Unidentified Analyst

Analyst

Okay thanks. I just wanted to follow-up on one more quick question about the unit development which for correcting and implying 40 or less next year, a little bit for this year. Is that a function of a strong, with your real estate backlog being strong is that a function of delays in the sites you are seeing already, or just being a little bit more conservative?

Kevin Reddy

Management

Yes actually, we might have miss spelt that. It should be 13% to 15% unit growth rate on the company side which should equate to a kind of mid 40s number.

Dave Boennighausen

Management

Right.

Unidentified Analyst

Analyst

Okay great. That actually helps, I’m cleared up.

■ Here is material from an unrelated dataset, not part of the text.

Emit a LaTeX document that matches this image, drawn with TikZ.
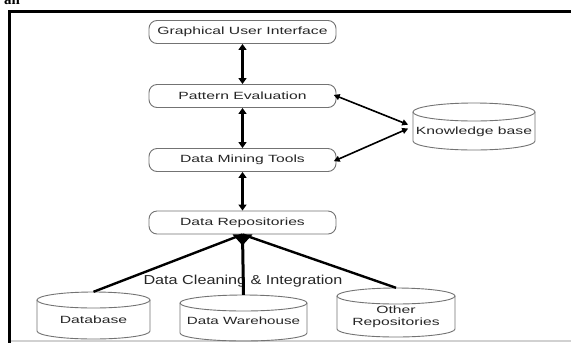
\documentclass[tikz,border=0pt]{standalone}
\usepackage{fontspec}
\usepackage{graphicx}
\setmainfont{Liberation Serif}
\newfontfamily\arialf{Liberation Sans}
\usetikzlibrary{arrows.meta,calc}
\tikzset{
  box/.style={draw=black!55, line width=0.9bp, rounded corners=8bp,
    minimum width=187bp, minimum height=23bp, inner sep=0pt,
    text=black!85, font=\arialf\fontsize{10.5}{12}\selectfont},
  cyl/.style={draw=black!55, line width=0.9bp},
  cyltext/.style={inner sep=0pt, align=center, text=black!85,
    font=\arialf\fontsize{10.5}{12.5}\selectfont},
  link/.style={line width=2.8bp,
    {Triangle[length=6bp,width=8bp]}-{Triangle[length=6bp,width=8bp]}},
  kblink/.style={line width=1.6bp,
    {Triangle[length=6bp,width=6bp]}-{Triangle[length=6bp,width=6bp]}},
  fan/.style={line width=2.4bp},
  fanv/.style={line width=3bp},
  lbl/.style={inner sep=0pt, text=black!85, font=\arialf\fontsize{13}{14}\selectfont}
}
\newcommand\wid[1]{\scalebox{1.5}[1]{#1}}
% name, cx, top, width, bottom, ry, text y, text
\newcommand\cylnode[8]{%
  \node[inner sep=0pt, minimum width=#4bp, minimum height={(#5-#3)*1bp}] (#1) at (#2,{(#3+#5)/2}) {};
  \draw[cyl] (#2,#3+#6) ellipse[x radius=#4/2, y radius=#6];
  \draw[cyl] (#2-#4/2,#3+#6) -- (#2-#4/2,#5-#6)
    arc[start angle=180, end angle=0, x radius=#4/2, y radius=#6] -- (#2+#4/2,#3+#6);
  \node[cyltext] (#1-t) at (#2,#7) {#8};
}
\begin{document}
\begin{tikzpicture}[x=1bp, y=-1bp]
  \useasboundingbox (0,0) rectangle (571,347);
  \fill[white] (0,0) rectangle (571,347);
  % frame
  \draw[line width=3bp] (571,11) -- (9.5,11) -- (9.5,343);
  \draw[black!18, line width=2bp] (11,341) -- (571,341);
  \node[anchor=base west, inner sep=0pt, font=\bfseries\fontsize{15}{15}\selectfont] (an) at (4,4) {an};

  % boxes
  \node[box] (gui) at (242.5,32)    {\wid{Graphical User Interface}};
  \node[box] (pe)  at (242.5,96)    {\wid{Pattern Evaluation}};
  \node[box] (dmt) at (242.5,160)   {\wid{Data Mining Tools}};
  \node[box] (dr)  at (242.5,222.5) {\wid{Data Repositories}};

  % cylinders
  \cylnode{kb}{474}{103}{122}{150}{9}{132}{\wid{Knowledge base}}
  \cylnode{db}{93.5}{292}{113}{339}{8}{320}{\wid{Database}}
  \cylnode{dw}{243.5}{295}{127}{341}{8}{321}{\scalebox{1.45}[1]{Data Warehouse}}
  \cylnode{or}{396}{288}{118}{337}{8}{317}{\wid{Other}\\\wid{Repositories}}

  % vertical links
  \draw[link] (gui) -- (pe);
  \draw[link] (pe) -- (dmt);
  \draw[link] (dmt) -- (dr);

  % knowledge base links
  \draw[kblink, shorten <=5bp, shorten >=-3bp] (kb.west) -- (pe.east);
  \draw[kblink, shorten <=5bp, shorten >=-3bp] (kb.west) -- (dmt.east);

  % integration label
  \node[lbl] (dci) at (243,281) {\scalebox{1.25}[1]{Data Cleaning \& Integration}};

  % fan-in
  \draw[fan] (db.north) -- (dr.south);
  \draw[fan] (or.north) -- (dr.south);
  \draw[fanv] (dw.north) -- (dr.south);
  \fill ($(dr.south)+(-10,0)$) -- ($(dr.south)+(10,0)$) -- ($(dr.south)+(0,11)$) -- cycle;
\end{tikzpicture}
\end{document}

And then it just one more quick one, on the enhanced service model, which you mention now and in 15% of the stores, can you provide any commentary and what you are seeing in terms of results there, is it dinner only thing, just any, really any further clarity you can find there?

Kevin Reddy

Management

I think, still early, but I think what’s very encouraging is but we’re seeing increase in sales across our day parts, across all dates and all day parts. So it something that is resonating with the guest just in terms of the overall just brand perception. So yes we are seeing a little bit more growth at the dinner side, we do see a larger percentage of those items being sold at the dinner day part, but we are seeing all day parts go up and I think what’s also encouraging as we are seeing a lot of those sales in the mid and that timeframe between two and five.

Unidentified Analyst

Analyst

Okay great. Thanks.

Kevin Reddy

Management

Thanks Paul.

Operator

Operator

I am showing no further question. I would now like to turn the call back over to the management team for closing remarks.

Kevin Reddy

Management

I think we covered everything. I really appreciate your time and attention and listening to our Q3 or excited how we started Q4 in ready to get – get back to work. So wish you everyone the best we will talk to you soon. Bye, bye.

Operator

Operator

Ladies and gentlemen, that does conclude the conference for today. Again, thank you for your participation. You may all disconnect. Have a good day.